Work to complete: Quote each line of the material verbatim, without the pictures.

Source material:
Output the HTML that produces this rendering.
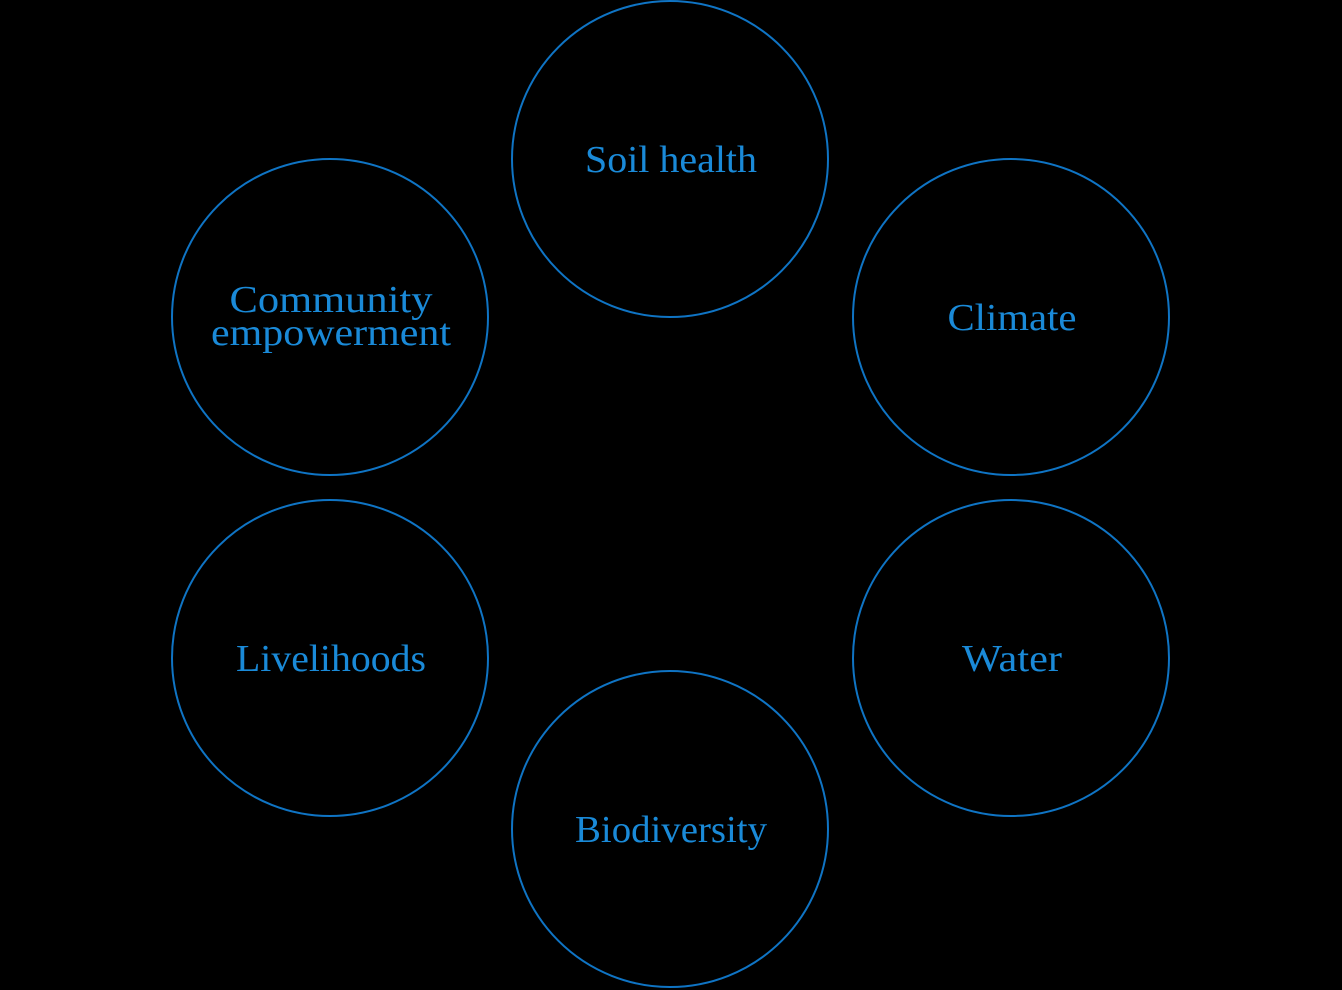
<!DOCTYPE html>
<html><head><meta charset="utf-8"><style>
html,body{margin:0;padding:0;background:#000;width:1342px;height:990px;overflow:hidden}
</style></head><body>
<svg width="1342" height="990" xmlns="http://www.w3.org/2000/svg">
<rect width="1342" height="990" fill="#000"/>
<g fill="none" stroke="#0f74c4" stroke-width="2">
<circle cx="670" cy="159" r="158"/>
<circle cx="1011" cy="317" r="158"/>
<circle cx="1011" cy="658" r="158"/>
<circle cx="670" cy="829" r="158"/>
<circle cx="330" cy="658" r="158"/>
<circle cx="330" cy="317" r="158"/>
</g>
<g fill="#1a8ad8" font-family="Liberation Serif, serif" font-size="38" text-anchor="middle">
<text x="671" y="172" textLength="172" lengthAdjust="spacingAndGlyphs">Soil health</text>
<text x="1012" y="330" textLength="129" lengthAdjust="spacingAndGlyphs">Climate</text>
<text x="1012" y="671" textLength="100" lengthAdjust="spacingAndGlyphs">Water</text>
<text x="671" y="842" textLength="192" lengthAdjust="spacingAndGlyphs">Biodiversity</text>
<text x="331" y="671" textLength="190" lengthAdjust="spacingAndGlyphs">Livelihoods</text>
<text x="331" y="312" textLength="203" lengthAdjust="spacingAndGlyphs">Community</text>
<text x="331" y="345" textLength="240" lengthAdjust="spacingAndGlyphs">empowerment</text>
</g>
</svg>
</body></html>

Result for this exercise:
Output the HTML that produces this rendering.
<!DOCTYPE html>
<html><head><meta charset="utf-8"><style>
html,body{margin:0;padding:0;background:#000;width:1342px;height:990px;overflow:hidden}
</style></head><body>
<svg width="1342" height="990" xmlns="http://www.w3.org/2000/svg">
<rect width="1342" height="990" fill="#000"/>
<g fill="none" stroke="#0f74c4" stroke-width="2">
<circle cx="670" cy="159" r="158"/>
<circle cx="1011" cy="317" r="158"/>
<circle cx="1011" cy="658" r="158"/>
<circle cx="670" cy="829" r="158"/>
<circle cx="330" cy="658" r="158"/>
<circle cx="330" cy="317" r="158"/>
</g>
<g fill="#1a8ad8" font-family="Liberation Serif, serif" font-size="38" text-anchor="middle">
<text x="671" y="172" textLength="172" lengthAdjust="spacingAndGlyphs">Soil health</text>
<text x="1012" y="330" textLength="129" lengthAdjust="spacingAndGlyphs">Climate</text>
<text x="1012" y="671" textLength="100" lengthAdjust="spacingAndGlyphs">Water</text>
<text x="671" y="842" textLength="192" lengthAdjust="spacingAndGlyphs">Biodiversity</text>
<text x="331" y="671" textLength="190" lengthAdjust="spacingAndGlyphs">Livelihoods</text>
<text x="331" y="312" textLength="203" lengthAdjust="spacingAndGlyphs">Community</text>
<text x="331" y="345" textLength="240" lengthAdjust="spacingAndGlyphs">empowerment</text>
</g>
</svg>
</body></html>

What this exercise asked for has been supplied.